[BEGIN Records shown]

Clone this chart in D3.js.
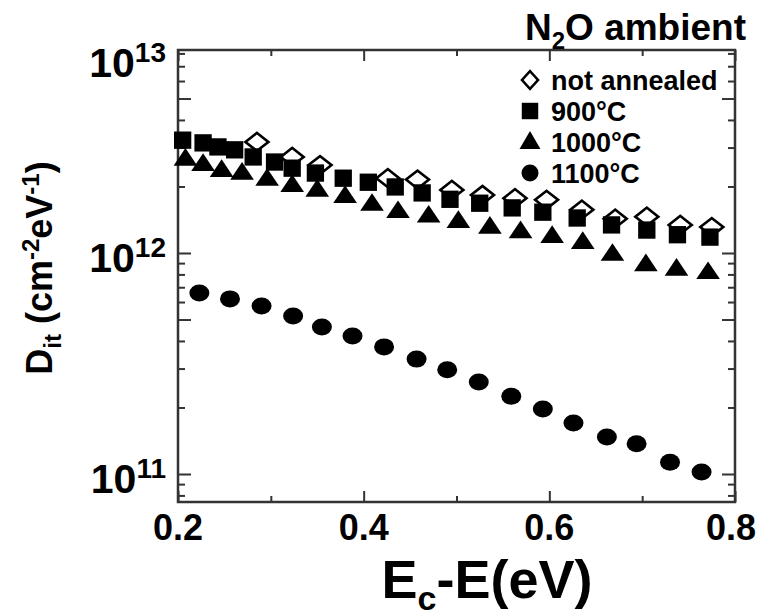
<!DOCTYPE html>
<html>
<head>
<meta charset="utf-8">
<script src="https://cdn.jsdelivr.net/npm/d3@7.9.0/dist/d3.min.js"></script>
<style>
  body { margin: 0; background: #fff; }
  svg { display: block; font-family: "Liberation Sans", Arial, sans-serif; font-weight: bold; }
</style>
</head>
<body>
<svg id="chart" width="758" height="616"></svg>
<script>
// Data (x in eV, Dit in cm^-2 eV^-1)
const notAnnealedX = [0.285, 0.323, 0.353, 0.426, 0.458, 0.495, 0.528, 0.563, 0.597, 0.635, 0.671, 0.705, 0.741, 0.775];
const notAnnealedY = [3.18e12, 2.72e12, 2.50e12, 2.18e12, 2.15e12, 1.93e12, 1.83e12, 1.77e12, 1.74e12, 1.57e12, 1.43e12, 1.46e12, 1.34e12, 1.31e12];

const t900X = [0.205, 0.227, 0.243, 0.261, 0.281, 0.304, 0.323, 0.348, 0.378, 0.405, 0.434, 0.463, 0.493, 0.525, 0.560, 0.593, 0.630, 0.667, 0.705, 0.738, 0.773];
const t900Y = [3.24e12, 3.15e12, 3.02e12, 2.93e12, 2.72e12, 2.58e12, 2.42e12, 2.30e12, 2.18e12, 2.09e12, 1.99e12, 1.87e12, 1.75e12, 1.68e12, 1.60e12, 1.53e12, 1.44e12, 1.34e12, 1.27e12, 1.21e12, 1.18e12];

const t1000X = [0.208, 0.227, 0.247, 0.269, 0.296, 0.323, 0.350, 0.380, 0.409, 0.437, 0.470, 0.502, 0.536, 0.569, 0.603, 0.636, 0.668, 0.704, 0.737, 0.771];
const t1000Y = [2.64e12, 2.50e12, 2.35e12, 2.28e12, 2.14e12, 2.01e12, 1.91e12, 1.79e12, 1.65e12, 1.53e12, 1.46e12, 1.38e12, 1.30e12, 1.24e12, 1.18e12, 1.11e12, 0.98e12, 0.88e12, 0.84e12, 0.81e12];

const t1100X = [0.223, 0.256, 0.290, 0.324, 0.355, 0.388, 0.422, 0.457, 0.490, 0.524, 0.559, 0.593, 0.626, 0.662, 0.694, 0.730, 0.764];
const t1100Y = [6.59e11, 6.20e11, 5.75e11, 5.19e11, 4.62e11, 4.21e11, 3.76e11, 3.31e11, 2.96e11, 2.61e11, 2.25e11, 1.97e11, 1.70e11, 1.47e11, 1.37e11, 1.13e11, 1.02e11];

const legendLabels = ["not annealed", "900°C", "1000°C", "1100°C"];
const xMajorTicks = [0.2, 0.4, 0.6, 0.8];
const xMinorTicks = [0.3, 0.5, 0.7];
const yDecades = [1e11, 1e12, 1e13];
const yExponents = ["11", "12", "13"];

const svg = d3.select("#chart");
const W = 758;
const pLeft = 178, pRight = 735, pTop = 50, pBottom = 502;

const x = d3.scaleLinear().domain([0.2, 0.8]).range([pLeft, pRight]);
// 1e11 -> 474px, 1e12 -> 253px; frame extends a bit past both
const y = d3.scaleLog().domain([1e11, 1e12]).range([474, 253]);
y.domain([y.invert(pBottom), y.invert(pTop)]).range([pBottom, pTop]);

const axisColor = "#333";

// minor log ticks inside the frame
const yMinor = [], yMid = [];
for (let e = 10; e <= 12; e++) {
  for (let m = 2; m <= 9; m++) {
    const v = m * Math.pow(10, e);
    if (v < y.domain()[0] || v > y.domain()[1]) continue;
    (m === 5 ? yMid : yMinor).push(v);
  }
}
const yMajorIn = yDecades.filter(v => v >= y.domain()[0] && v <= y.domain()[1]);

function styleAxis(g) {
  g.select(".domain").remove();
  g.selectAll("line").attr("stroke", axisColor).attr("stroke-width", 2);
  g.selectAll("text").remove();
}

// x axes (bottom + top), ticks inward
[[d3.axisBottom, pBottom], [d3.axisTop, pTop]].forEach(([fn, yy]) => {
  svg.append("g").attr("transform", `translate(0,${yy})`)
    .call(fn(x).tickValues(xMajorTicks).tickSize(-11)).call(styleAxis);
  svg.append("g").attr("transform", `translate(0,${yy})`)
    .call(fn(x).tickValues(xMinorTicks).tickSize(-6)).call(styleAxis);
});

// y axes (left + right), ticks inward
[[d3.axisLeft, pLeft], [d3.axisRight, pRight]].forEach(([fn, xx]) => {
  svg.append("g").attr("transform", `translate(${xx},0)`)
    .call(fn(y).tickValues(yMajorIn.concat(yMid)).tickSize(-13)).call(styleAxis);
  svg.append("g").attr("transform", `translate(${xx},0)`)
    .call(fn(y).tickValues(yMinor).tickSize(-7)).call(styleAxis);
});

// frame
svg.append("rect")
  .attr("x", pLeft).attr("y", pTop)
  .attr("width", pRight - pLeft).attr("height", pBottom - pTop)
  .attr("fill", "none").attr("stroke", axisColor).attr("stroke-width", 2.5);

// x tick labels (last one pulled in so it stays on the page)
svg.append("g").selectAll("text").data(xMajorTicks).join("text")
  .attr("x", d => x(d)).attr("y", pBottom + 38)
  .attr("text-anchor", "middle").attr("font-size", 36)
  .text(d => d.toFixed(1))
  .each(function () {
    const half = this.getComputedTextLength() / 2;
    const cx = +this.getAttribute("x");
    if (cx + half > W - 2) this.setAttribute("x", W - 2 - half);
  });

// y tick labels (10^n); the 10^13 label sits at the top of the frame
const yLab = svg.append("g").selectAll("text").data(yDecades).join("text")
  .attr("x", 166)
  .attr("y", d => (d > y.domain()[1] ? pTop + 8 : y(d)) + 19)
  .attr("text-anchor", "end")
  .attr("font-size", 41);
yLab.append("tspan").text("10");
yLab.append("tspan").attr("dy", -15).attr("font-size", 28).text((d, i) => yExponents[i]);

// axis titles
const yt = svg.append("text")
  .attr("transform", "translate(52,268) rotate(-90)")
  .attr("text-anchor", "middle").attr("font-size", 36);
yt.append("tspan").text("D");
yt.append("tspan").attr("dy", 9).attr("font-size", 24).text("it");
yt.append("tspan").attr("dy", -9).text(" (cm");
yt.append("tspan").attr("dy", -13).attr("font-size", 24).text("-2");
yt.append("tspan").attr("dy", 13).text("eV");
yt.append("tspan").attr("dy", -13).attr("font-size", 24).text("-1");
yt.append("tspan").attr("dy", 13).text(")");

const xt = svg.append("text")
  .attr("x", 487).attr("y", 598)
  .attr("text-anchor", "middle").attr("font-size", 54);
xt.append("tspan").text("E");
xt.append("tspan").attr("dy", 12).attr("font-size", 34).text("c");
xt.append("tspan").attr("dy", -12).text("-E(eV)");

// title
const tt = svg.append("text")
  .attr("x", 746).attr("y", 40)
  .attr("text-anchor", "end").attr("font-size", 37);
tt.append("tspan").text("N");
tt.append("tspan").attr("dy", 9).attr("font-size", 24).text("2");
tt.append("tspan").attr("dy", -9).text("O ambient");

// markers
const sym = {
  diamond: d3.symbol().type(d3.symbolSquare).size(200),
  square: d3.symbol().type(d3.symbolSquare).size(300),
  triangle: d3.symbol().type(d3.symbolTriangle).size(200),
};

function drawSeries(xs, ys, kind) {
  const pts = xs.map((v, i) => [v, ys[i]]);
  const g = svg.append("g");
  if (kind === "circle") {
    g.selectAll("ellipse").data(pts).join("ellipse")
      .attr("cx", d => x(d[0])).attr("cy", d => y(d[1]))
      .attr("rx", 10).attr("ry", 8.5).attr("fill", "#000");
  } else if (kind === "diamond") {
    g.selectAll("path").data(pts).join("path")
      .attr("d", sym.diamond)
      .attr("transform", d => `translate(${x(d[0])},${y(d[1])}) scale(1.15,0.9) rotate(45)`)
      .attr("fill", "#fff").attr("stroke", "#000").attr("stroke-width", 2.6);
  } else {
    g.selectAll("path").data(pts).join("path")
      .attr("d", sym[kind])
      .attr("transform", d => `translate(${x(d[0])},${y(d[1])})` + (kind === "triangle" ? " scale(1.1,0.95)" : ""))
      .attr("fill", "#000");
  }
}

drawSeries(notAnnealedX, notAnnealedY, "diamond");
drawSeries(t900X, t900Y, "square");
drawSeries(t1000X, t1000Y, "triangle");
drawSeries(t1100X, t1100Y, "circle");

// legend
const kinds = ["diamond", "square", "triangle", "circle"];
const lg = svg.append("g").selectAll("g").data(legendLabels).join("g")
  .attr("transform", (d, i) => `translate(530,${80 + i * 31})`);
lg.each(function (d, i) {
  const g = d3.select(this);
  const k = kinds[i];
  if (k === "circle") {
    g.append("ellipse").attr("rx", 8.5).attr("ry", 8.5).attr("fill", "#000");
  } else if (k === "diamond") {
    g.append("path").attr("d", d3.symbol().type(d3.symbolSquare).size(130))
      .attr("transform", "scale(1,1.1) rotate(45)")
      .attr("fill", "#fff").attr("stroke", "#000").attr("stroke-width", 2.4);
  } else if (k === "square") {
    g.append("path").attr("d", d3.symbol().type(d3.symbolSquare).size(270)).attr("fill", "#000");
  } else {
    g.append("path").attr("d", d3.symbol().type(d3.symbolTriangle).size(190))
      .attr("transform", "translate(0,1)").attr("fill", "#000");
  }
});
lg.append("text").attr("x", 21).attr("y", 10).attr("font-size", 27).text(d => d);
</script>
</body>
</html>
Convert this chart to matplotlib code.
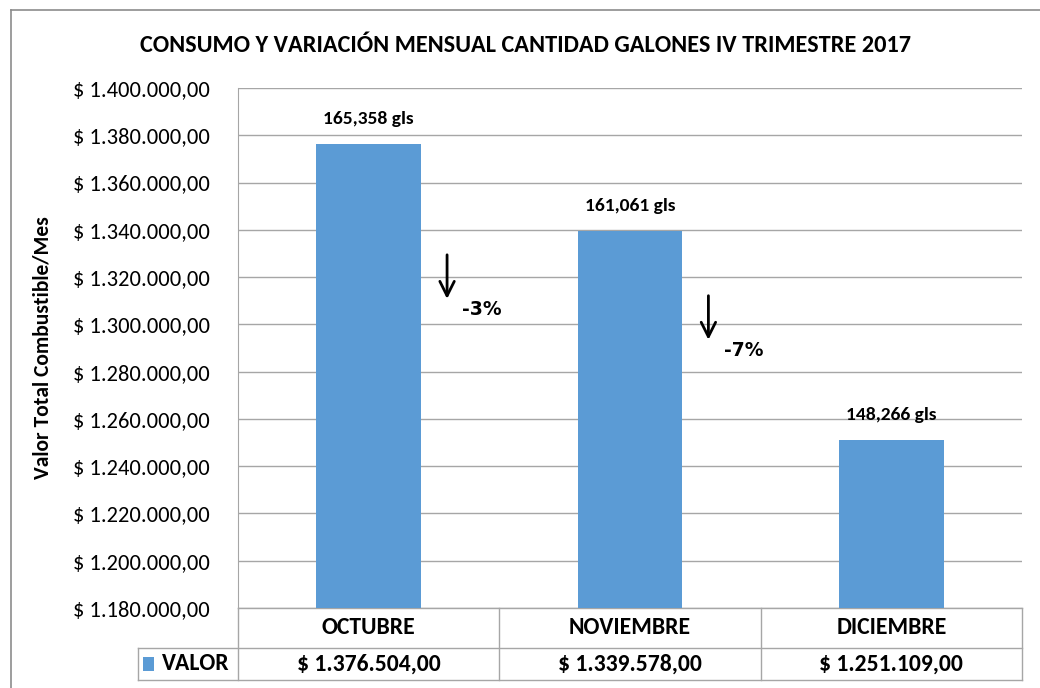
import matplotlib
matplotlib.use("Agg")
import matplotlib.pyplot as plt
from matplotlib.lines import Line2D
from matplotlib.patches import Rectangle

plt.rcParams['font.family'] = ['Carlito', 'Liberation Sans Narrow', 'DejaVu Sans']

meses = ["OCTUBRE", "NOVIEMBRE", "DICIEMBRE"]
valor = [1376504.00, 1339578.00, 1251109.00]
galones = ["165,358 gls", "161,061 gls", "148,266 gls"]
variacion = ["-3%", "-7%"]
y_ticks = list(range(1180000, 1400001, 20000))

BLUE = "#5b9bd5"
GRID = "#a6a6a6"

# where the variation arrows sit (top of arrow, in $)
arrow_top = [1330600, 1313300]


def pesos(v):
    s = f"{v:,.2f}"
    s = s.replace(",", "X").replace(".", ",").replace("X", ".")
    return "$ " + s


fig = plt.figure(figsize=(10.4, 6.88), dpi=100)
ax = fig.add_axes([238 / 1040, 1 - 608 / 688, 784 / 1040, 520 / 688])

x = list(range(len(meses)))
ax.bar(x, [v - y_ticks[0] for v in valor], bottom=y_ticks[0], width=0.4, color=BLUE, zorder=3)

ax.set_xlim(-0.5, len(meses) - 0.5)
ax.set_ylim(y_ticks[0], y_ticks[-1])
ax.set_yticks(y_ticks)
ax.set_yticklabels([pesos(t) for t in y_ticks], fontsize=16.2)
ax.set_xticks([])
ax.tick_params(axis='y', length=0, pad=20)
ax.grid(axis='y', color=GRID, linewidth=1, zorder=0)
for s in ['top', 'right', 'bottom']:
    ax.spines[s].set_visible(False)
ax.spines['left'].set_color(GRID)

ax.set_ylabel("Valor Total Combustible/Mes", fontsize=15.5, fontweight='bold')
ax.yaxis.set_label_coords(-185 / 784, 0.5)

# gallon labels above bars
for i, v in enumerate(valor):
    ax.text(i, v + 10500, galones[i], ha='center', va='center', fontsize=14, fontweight='bold')

# variation arrows between bars
for i, txt in enumerate(variacion):
    top = arrow_top[i]
    ax.annotate("", xy=(i + 0.30, top - 21000), xytext=(i + 0.30, top),
                arrowprops=dict(arrowstyle="->", color='black', lw=2, mutation_scale=26))
    ax.text(i + 0.358, top - 24500, txt, ha='left', va='center', fontsize=13.5,
            fontweight='bold', family='DejaVu Sans')

# title
fig.text(525 / 1040, 1 - 45 / 688, "CONSUMO Y VARIACIÓN MENSUAL CANTIDAD GALONES IV TRIMESTRE 2017",
         ha='center', va='center', fontsize=17.5, fontweight='bold')

# data table below the plot
r1 = -40 / 520
r2 = -72 / 520
kx = -100 / 784
tr = ax.transAxes
lines = [
    ([0, 1], [0, 0]),
    ([kx, 1], [r1, r1]),
    ([kx, 1], [r2, r2]),
    ([kx, kx], [r1, r2]),
    ([0, 0], [0, r2]),
]
for k in range(1, len(meses) + 1):
    xx = k / len(meses)
    lines.append(([xx, xx], [0, r2]))
for xs, ys in lines:
    ax.add_line(Line2D(xs, ys, transform=tr, color=GRID, lw=1, clip_on=False))

for i, m in enumerate(meses):
    cx = (i + 0.5) / len(meses)
    ax.text(cx, r1 / 2, m, transform=tr, ha='center', va='center', fontsize=17, fontweight='bold')
    ax.text(cx, (r1 + r2) / 2, pesos(valor[i]), transform=tr, ha='center', va='center',
            fontsize=17, fontweight='bold')

ax.add_patch(Rectangle((kx + 5 / 784, (r1 + r2) / 2 - 7 / 520), 11 / 784, 14 / 520, transform=tr,
                       facecolor=BLUE, edgecolor='none', clip_on=False))
ax.text(kx + 24 / 784, (r1 + r2) / 2, "VALOR", transform=tr, ha='left', va='center',
        fontsize=17, fontweight='bold')

# outer chart border
fig.add_artist(Line2D([11 / 1040, 11 / 1040], [0, 1 - 10 / 688], transform=fig.transFigure, color='#8c8c8c', lw=1.2))
fig.add_artist(Line2D([11 / 1040, 1], [1 - 10 / 688, 1 - 10 / 688], transform=fig.transFigure, color='#8c8c8c', lw=1.2))

fig.savefig("out.png", dpi=100)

[END Records shown]

Direction:
Repeat the lines above, starting at the first and stopping after the line that holds "1.37e11, 1.13e11, 1.02e11];", with the pictures left out.

Solution to this exercise:
Clone this chart in D3.js.
<!DOCTYPE html>
<html>
<head>
<meta charset="utf-8">
<script src="https://cdn.jsdelivr.net/npm/d3@7.9.0/dist/d3.min.js"></script>
<style>
  body { margin: 0; background: #fff; }
  svg { display: block; font-family: "Liberation Sans", Arial, sans-serif; font-weight: bold; }
</style>
</head>
<body>
<svg id="chart" width="758" height="616"></svg>
<script>
// Data (x in eV, Dit in cm^-2 eV^-1)
const notAnnealedX = [0.285, 0.323, 0.353, 0.426, 0.458, 0.495, 0.528, 0.563, 0.597, 0.635, 0.671, 0.705, 0.741, 0.775];
const notAnnealedY = [3.18e12, 2.72e12, 2.50e12, 2.18e12, 2.15e12, 1.93e12, 1.83e12, 1.77e12, 1.74e12, 1.57e12, 1.43e12, 1.46e12, 1.34e12, 1.31e12];

const t900X = [0.205, 0.227, 0.243, 0.261, 0.281, 0.304, 0.323, 0.348, 0.378, 0.405, 0.434, 0.463, 0.493, 0.525, 0.560, 0.593, 0.630, 0.667, 0.705, 0.738, 0.773];
const t900Y = [3.24e12, 3.15e12, 3.02e12, 2.93e12, 2.72e12, 2.58e12, 2.42e12, 2.30e12, 2.18e12, 2.09e12, 1.99e12, 1.87e12, 1.75e12, 1.68e12, 1.60e12, 1.53e12, 1.44e12, 1.34e12, 1.27e12, 1.21e12, 1.18e12];

const t1000X = [0.208, 0.227, 0.247, 0.269, 0.296, 0.323, 0.350, 0.380, 0.409, 0.437, 0.470, 0.502, 0.536, 0.569, 0.603, 0.636, 0.668, 0.704, 0.737, 0.771];
const t1000Y = [2.64e12, 2.50e12, 2.35e12, 2.28e12, 2.14e12, 2.01e12, 1.91e12, 1.79e12, 1.65e12, 1.53e12, 1.46e12, 1.38e12, 1.30e12, 1.24e12, 1.18e12, 1.11e12, 0.98e12, 0.88e12, 0.84e12, 0.81e12];

const t1100X = [0.223, 0.256, 0.290, 0.324, 0.355, 0.388, 0.422, 0.457, 0.490, 0.524, 0.559, 0.593, 0.626, 0.662, 0.694, 0.730, 0.764];
const t1100Y = [6.59e11, 6.20e11, 5.75e11, 5.19e11, 4.62e11, 4.21e11, 3.76e11, 3.31e11, 2.96e11, 2.61e11, 2.25e11, 1.97e11, 1.70e11, 1.47e11, 1.37e11, 1.13e11, 1.02e11];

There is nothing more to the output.